▸ Stated task
Extract each line of the data below exactly as written.

--- Start of Source material ---

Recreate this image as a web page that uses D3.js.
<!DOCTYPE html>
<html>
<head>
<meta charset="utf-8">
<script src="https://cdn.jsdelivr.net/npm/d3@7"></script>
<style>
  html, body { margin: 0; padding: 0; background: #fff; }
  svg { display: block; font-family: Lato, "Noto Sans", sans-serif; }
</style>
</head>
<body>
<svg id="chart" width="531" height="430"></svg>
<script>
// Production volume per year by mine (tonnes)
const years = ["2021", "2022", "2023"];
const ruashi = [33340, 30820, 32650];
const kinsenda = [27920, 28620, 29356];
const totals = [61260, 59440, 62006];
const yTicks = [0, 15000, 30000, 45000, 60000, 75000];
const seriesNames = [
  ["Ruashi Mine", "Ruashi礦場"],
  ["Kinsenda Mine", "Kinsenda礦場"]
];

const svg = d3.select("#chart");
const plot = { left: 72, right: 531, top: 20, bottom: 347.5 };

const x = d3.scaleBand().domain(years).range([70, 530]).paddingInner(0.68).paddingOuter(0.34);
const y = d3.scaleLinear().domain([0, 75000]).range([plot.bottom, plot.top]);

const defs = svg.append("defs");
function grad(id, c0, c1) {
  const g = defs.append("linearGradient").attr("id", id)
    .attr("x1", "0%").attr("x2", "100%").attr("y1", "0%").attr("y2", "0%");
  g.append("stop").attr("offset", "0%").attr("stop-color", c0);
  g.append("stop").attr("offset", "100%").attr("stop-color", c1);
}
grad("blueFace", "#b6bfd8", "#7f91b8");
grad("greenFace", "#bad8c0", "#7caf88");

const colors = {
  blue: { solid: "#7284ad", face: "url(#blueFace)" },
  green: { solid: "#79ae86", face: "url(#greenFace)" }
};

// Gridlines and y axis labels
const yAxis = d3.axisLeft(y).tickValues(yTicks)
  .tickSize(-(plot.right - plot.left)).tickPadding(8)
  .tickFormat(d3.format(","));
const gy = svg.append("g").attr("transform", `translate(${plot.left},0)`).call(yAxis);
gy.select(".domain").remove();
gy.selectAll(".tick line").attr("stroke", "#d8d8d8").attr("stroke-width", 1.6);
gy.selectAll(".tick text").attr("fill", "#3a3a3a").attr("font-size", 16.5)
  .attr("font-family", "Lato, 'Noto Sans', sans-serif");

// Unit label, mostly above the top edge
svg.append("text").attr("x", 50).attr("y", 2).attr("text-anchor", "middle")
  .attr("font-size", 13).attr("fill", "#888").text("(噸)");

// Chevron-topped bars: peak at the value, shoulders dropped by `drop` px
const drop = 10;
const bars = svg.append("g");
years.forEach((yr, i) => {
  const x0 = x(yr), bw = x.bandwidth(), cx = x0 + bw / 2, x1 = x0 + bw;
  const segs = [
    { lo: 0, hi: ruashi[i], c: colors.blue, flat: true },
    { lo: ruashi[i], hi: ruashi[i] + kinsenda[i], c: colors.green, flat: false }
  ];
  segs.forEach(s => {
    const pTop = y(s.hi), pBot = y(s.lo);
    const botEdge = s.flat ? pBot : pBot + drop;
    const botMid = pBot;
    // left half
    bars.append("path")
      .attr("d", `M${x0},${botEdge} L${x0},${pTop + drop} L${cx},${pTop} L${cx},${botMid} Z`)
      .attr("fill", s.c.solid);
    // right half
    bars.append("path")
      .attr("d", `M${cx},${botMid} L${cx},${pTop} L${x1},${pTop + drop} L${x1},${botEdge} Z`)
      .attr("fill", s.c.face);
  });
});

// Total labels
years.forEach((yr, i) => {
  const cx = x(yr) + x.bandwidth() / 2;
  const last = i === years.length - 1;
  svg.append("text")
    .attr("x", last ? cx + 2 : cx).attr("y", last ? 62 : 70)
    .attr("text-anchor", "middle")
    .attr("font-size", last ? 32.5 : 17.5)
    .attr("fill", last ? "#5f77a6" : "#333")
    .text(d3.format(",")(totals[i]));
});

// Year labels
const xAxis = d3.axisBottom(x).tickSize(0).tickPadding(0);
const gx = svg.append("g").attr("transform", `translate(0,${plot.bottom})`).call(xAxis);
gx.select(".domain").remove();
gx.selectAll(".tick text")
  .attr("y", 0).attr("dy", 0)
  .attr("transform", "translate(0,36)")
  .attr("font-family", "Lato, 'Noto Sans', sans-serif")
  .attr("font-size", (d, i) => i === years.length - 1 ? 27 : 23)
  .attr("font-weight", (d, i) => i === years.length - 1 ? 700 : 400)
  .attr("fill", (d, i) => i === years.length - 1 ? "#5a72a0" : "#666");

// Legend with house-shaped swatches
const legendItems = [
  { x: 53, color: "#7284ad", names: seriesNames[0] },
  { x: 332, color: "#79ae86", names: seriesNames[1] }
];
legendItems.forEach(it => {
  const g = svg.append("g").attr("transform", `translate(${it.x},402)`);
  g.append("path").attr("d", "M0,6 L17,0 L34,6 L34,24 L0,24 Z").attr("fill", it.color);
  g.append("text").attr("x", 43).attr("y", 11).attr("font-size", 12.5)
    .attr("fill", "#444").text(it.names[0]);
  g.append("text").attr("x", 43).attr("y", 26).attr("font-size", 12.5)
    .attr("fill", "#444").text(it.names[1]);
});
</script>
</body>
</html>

--- End of Source material ---

▸ Worked solution
Recreate this image as a web page that uses D3.js.
<!DOCTYPE html>
<html>
<head>
<meta charset="utf-8">
<script src="https://cdn.jsdelivr.net/npm/d3@7"></script>
<style>
  html, body { margin: 0; padding: 0; background: #fff; }
  svg { display: block; font-family: Lato, "Noto Sans", sans-serif; }
</style>
</head>
<body>
<svg id="chart" width="531" height="430"></svg>
<script>
// Production volume per year by mine (tonnes)
const years = ["2021", "2022", "2023"];
const ruashi = [33340, 30820, 32650];
const kinsenda = [27920, 28620, 29356];
const totals = [61260, 59440, 62006];
const yTicks = [0, 15000, 30000, 45000, 60000, 75000];
const seriesNames = [
  ["Ruashi Mine", "Ruashi礦場"],
  ["Kinsenda Mine", "Kinsenda礦場"]
];

const svg = d3.select("#chart");
const plot = { left: 72, right: 531, top: 20, bottom: 347.5 };

const x = d3.scaleBand().domain(years).range([70, 530]).paddingInner(0.68).paddingOuter(0.34);
const y = d3.scaleLinear().domain([0, 75000]).range([plot.bottom, plot.top]);

const defs = svg.append("defs");
function grad(id, c0, c1) {
  const g = defs.append("linearGradient").attr("id", id)
    .attr("x1", "0%").attr("x2", "100%").attr("y1", "0%").attr("y2", "0%");
  g.append("stop").attr("offset", "0%").attr("stop-color", c0);
  g.append("stop").attr("offset", "100%").attr("stop-color", c1);
}
grad("blueFace", "#b6bfd8", "#7f91b8");
grad("greenFace", "#bad8c0", "#7caf88");

const colors = {
  blue: { solid: "#7284ad", face: "url(#blueFace)" },
  green: { solid: "#79ae86", face: "url(#greenFace)" }
};

// Gridlines and y axis labels
const yAxis = d3.axisLeft(y).tickValues(yTicks)
  .tickSize(-(plot.right - plot.left)).tickPadding(8)
  .tickFormat(d3.format(","));
const gy = svg.append("g").attr("transform", `translate(${plot.left},0)`).call(yAxis);
gy.select(".domain").remove();
gy.selectAll(".tick line").attr("stroke", "#d8d8d8").attr("stroke-width", 1.6);
gy.selectAll(".tick text").attr("fill", "#3a3a3a").attr("font-size", 16.5)
  .attr("font-family", "Lato, 'Noto Sans', sans-serif");

// Unit label, mostly above the top edge
svg.append("text").attr("x", 50).attr("y", 2).attr("text-anchor", "middle")
  .attr("font-size", 13).attr("fill", "#888").text("(噸)");

// Chevron-topped bars: peak at the value, shoulders dropped by `drop` px
const drop = 10;
const bars = svg.append("g");
years.forEach((yr, i) => {
  const x0 = x(yr), bw = x.bandwidth(), cx = x0 + bw / 2, x1 = x0 + bw;
  const segs = [
    { lo: 0, hi: ruashi[i], c: colors.blue, flat: true },
    { lo: ruashi[i], hi: ruashi[i] + kinsenda[i], c: colors.green, flat: false }
  ];
  segs.forEach(s => {
    const pTop = y(s.hi), pBot = y(s.lo);
    const botEdge = s.flat ? pBot : pBot + drop;
    const botMid = pBot;
    // left half
    bars.append("path")
      .attr("d", `M${x0},${botEdge} L${x0},${pTop + drop} L${cx},${pTop} L${cx},${botMid} Z`)
      .attr("fill", s.c.solid);
    // right half
    bars.append("path")
      .attr("d", `M${cx},${botMid} L${cx},${pTop} L${x1},${pTop + drop} L${x1},${botEdge} Z`)
      .attr("fill", s.c.face);
  });
});

// Total labels
years.forEach((yr, i) => {
  const cx = x(yr) + x.bandwidth() / 2;
  const last = i === years.length - 1;
  svg.append("text")
    .attr("x", last ? cx + 2 : cx).attr("y", last ? 62 : 70)
    .attr("text-anchor", "middle")
    .attr("font-size", last ? 32.5 : 17.5)
    .attr("fill", last ? "#5f77a6" : "#333")
    .text(d3.format(",")(totals[i]));
});

// Year labels
const xAxis = d3.axisBottom(x).tickSize(0).tickPadding(0);
const gx = svg.append("g").attr("transform", `translate(0,${plot.bottom})`).call(xAxis);
gx.select(".domain").remove();
gx.selectAll(".tick text")
  .attr("y", 0).attr("dy", 0)
  .attr("transform", "translate(0,36)")
  .attr("font-family", "Lato, 'Noto Sans', sans-serif")
  .attr("font-size", (d, i) => i === years.length - 1 ? 27 : 23)
  .attr("font-weight", (d, i) => i === years.length - 1 ? 700 : 400)
  .attr("fill", (d, i) => i === years.length - 1 ? "#5a72a0" : "#666");

// Legend with house-shaped swatches
const legendItems = [
  { x: 53, color: "#7284ad", names: seriesNames[0] },
  { x: 332, color: "#79ae86", names: seriesNames[1] }
];
legendItems.forEach(it => {
  const g = svg.append("g").attr("transform", `translate(${it.x},402)`);
  g.append("path").attr("d", "M0,6 L17,0 L34,6 L34,24 L0,24 Z").attr("fill", it.color);
  g.append("text").attr("x", 43).attr("y", 11).attr("font-size", 12.5)
    .attr("fill", "#444").text(it.names[0]);
  g.append("text").attr("x", 43).attr("y", 26).attr("font-size", 12.5)
    .attr("fill", "#444").text(it.names[1]);
});
</script>
</body>
</html>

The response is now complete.